TO DO — Extract everything from the first line through the line with "label(6, 6.5, title, 26.4, 'start', true);", both ends included, except for any pictures.

+++ DATA SECTION +++

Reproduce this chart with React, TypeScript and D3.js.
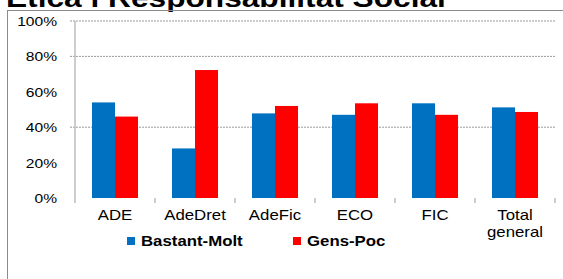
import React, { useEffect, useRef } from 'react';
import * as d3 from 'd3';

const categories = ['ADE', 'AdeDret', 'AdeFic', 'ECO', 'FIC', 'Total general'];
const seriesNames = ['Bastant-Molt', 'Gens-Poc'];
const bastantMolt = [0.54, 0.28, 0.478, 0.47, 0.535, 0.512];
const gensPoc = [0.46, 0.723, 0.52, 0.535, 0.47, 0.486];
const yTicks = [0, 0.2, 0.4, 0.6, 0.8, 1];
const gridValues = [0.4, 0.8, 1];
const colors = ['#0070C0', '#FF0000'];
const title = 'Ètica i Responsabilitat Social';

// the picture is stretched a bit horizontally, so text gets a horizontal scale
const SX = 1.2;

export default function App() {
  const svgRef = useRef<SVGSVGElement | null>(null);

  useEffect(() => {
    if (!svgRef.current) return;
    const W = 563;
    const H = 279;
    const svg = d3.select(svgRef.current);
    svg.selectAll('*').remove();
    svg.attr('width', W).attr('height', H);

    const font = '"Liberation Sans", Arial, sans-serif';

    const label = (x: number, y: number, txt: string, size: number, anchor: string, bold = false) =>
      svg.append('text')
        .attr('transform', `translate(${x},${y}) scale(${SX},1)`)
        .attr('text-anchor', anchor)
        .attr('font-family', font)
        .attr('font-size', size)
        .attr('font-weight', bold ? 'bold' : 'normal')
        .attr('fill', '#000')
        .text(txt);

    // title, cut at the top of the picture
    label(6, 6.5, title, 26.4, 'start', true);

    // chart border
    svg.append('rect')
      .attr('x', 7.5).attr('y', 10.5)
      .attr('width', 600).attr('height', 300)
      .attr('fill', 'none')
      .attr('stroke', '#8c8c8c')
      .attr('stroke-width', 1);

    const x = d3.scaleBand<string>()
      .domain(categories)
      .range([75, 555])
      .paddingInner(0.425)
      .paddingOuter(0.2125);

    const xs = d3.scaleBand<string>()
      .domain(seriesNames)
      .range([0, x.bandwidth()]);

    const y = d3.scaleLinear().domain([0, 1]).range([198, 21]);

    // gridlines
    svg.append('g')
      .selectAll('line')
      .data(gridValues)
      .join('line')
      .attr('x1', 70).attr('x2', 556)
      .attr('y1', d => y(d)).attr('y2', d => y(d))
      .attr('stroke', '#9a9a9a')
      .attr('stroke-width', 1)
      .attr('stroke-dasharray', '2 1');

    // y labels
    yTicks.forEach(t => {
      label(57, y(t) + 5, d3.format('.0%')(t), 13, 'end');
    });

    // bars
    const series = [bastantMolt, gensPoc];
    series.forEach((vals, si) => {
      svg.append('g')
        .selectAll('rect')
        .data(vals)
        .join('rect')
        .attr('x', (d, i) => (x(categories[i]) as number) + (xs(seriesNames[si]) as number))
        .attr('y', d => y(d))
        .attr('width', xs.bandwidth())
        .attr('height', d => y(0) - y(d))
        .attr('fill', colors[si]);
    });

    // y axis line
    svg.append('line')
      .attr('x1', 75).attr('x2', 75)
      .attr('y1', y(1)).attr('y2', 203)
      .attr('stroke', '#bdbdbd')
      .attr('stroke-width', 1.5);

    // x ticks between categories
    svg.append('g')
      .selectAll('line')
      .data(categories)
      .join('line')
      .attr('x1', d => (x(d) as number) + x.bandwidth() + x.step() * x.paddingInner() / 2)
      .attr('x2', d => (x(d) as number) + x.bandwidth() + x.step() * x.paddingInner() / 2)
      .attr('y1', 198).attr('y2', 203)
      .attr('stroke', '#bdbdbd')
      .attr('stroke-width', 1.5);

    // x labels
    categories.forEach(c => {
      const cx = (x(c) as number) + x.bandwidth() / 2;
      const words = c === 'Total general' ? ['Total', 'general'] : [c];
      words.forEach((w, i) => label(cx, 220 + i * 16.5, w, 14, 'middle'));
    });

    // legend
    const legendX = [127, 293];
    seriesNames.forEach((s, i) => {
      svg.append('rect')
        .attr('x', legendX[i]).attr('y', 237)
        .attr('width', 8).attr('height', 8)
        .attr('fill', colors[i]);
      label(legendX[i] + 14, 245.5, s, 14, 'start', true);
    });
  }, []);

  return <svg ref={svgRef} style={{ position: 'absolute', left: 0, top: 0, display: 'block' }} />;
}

+++

WRITTEN ANSWER —
Reproduce this chart with React, TypeScript and D3.js.
import React, { useEffect, useRef } from 'react';
import * as d3 from 'd3';

const categories = ['ADE', 'AdeDret', 'AdeFic', 'ECO', 'FIC', 'Total general'];
const seriesNames = ['Bastant-Molt', 'Gens-Poc'];
const bastantMolt = [0.54, 0.28, 0.478, 0.47, 0.535, 0.512];
const gensPoc = [0.46, 0.723, 0.52, 0.535, 0.47, 0.486];
const yTicks = [0, 0.2, 0.4, 0.6, 0.8, 1];
const gridValues = [0.4, 0.8, 1];
const colors = ['#0070C0', '#FF0000'];
const title = 'Ètica i Responsabilitat Social';

// the picture is stretched a bit horizontally, so text gets a horizontal scale
const SX = 1.2;

export default function App() {
  const svgRef = useRef<SVGSVGElement | null>(null);

  useEffect(() => {
    if (!svgRef.current) return;
    const W = 563;
    const H = 279;
    const svg = d3.select(svgRef.current);
    svg.selectAll('*').remove();
    svg.attr('width', W).attr('height', H);

    const font = '"Liberation Sans", Arial, sans-serif';

    const label = (x: number, y: number, txt: string, size: number, anchor: string, bold = false) =>
      svg.append('text')
        .attr('transform', `translate(${x},${y}) scale(${SX},1)`)
        .attr('text-anchor', anchor)
        .attr('font-family', font)
        .attr('font-size', size)
        .attr('font-weight', bold ? 'bold' : 'normal')
        .attr('fill', '#000')
        .text(txt);

    // title, cut at the top of the picture
    label(6, 6.5, title, 26.4, 'start', true);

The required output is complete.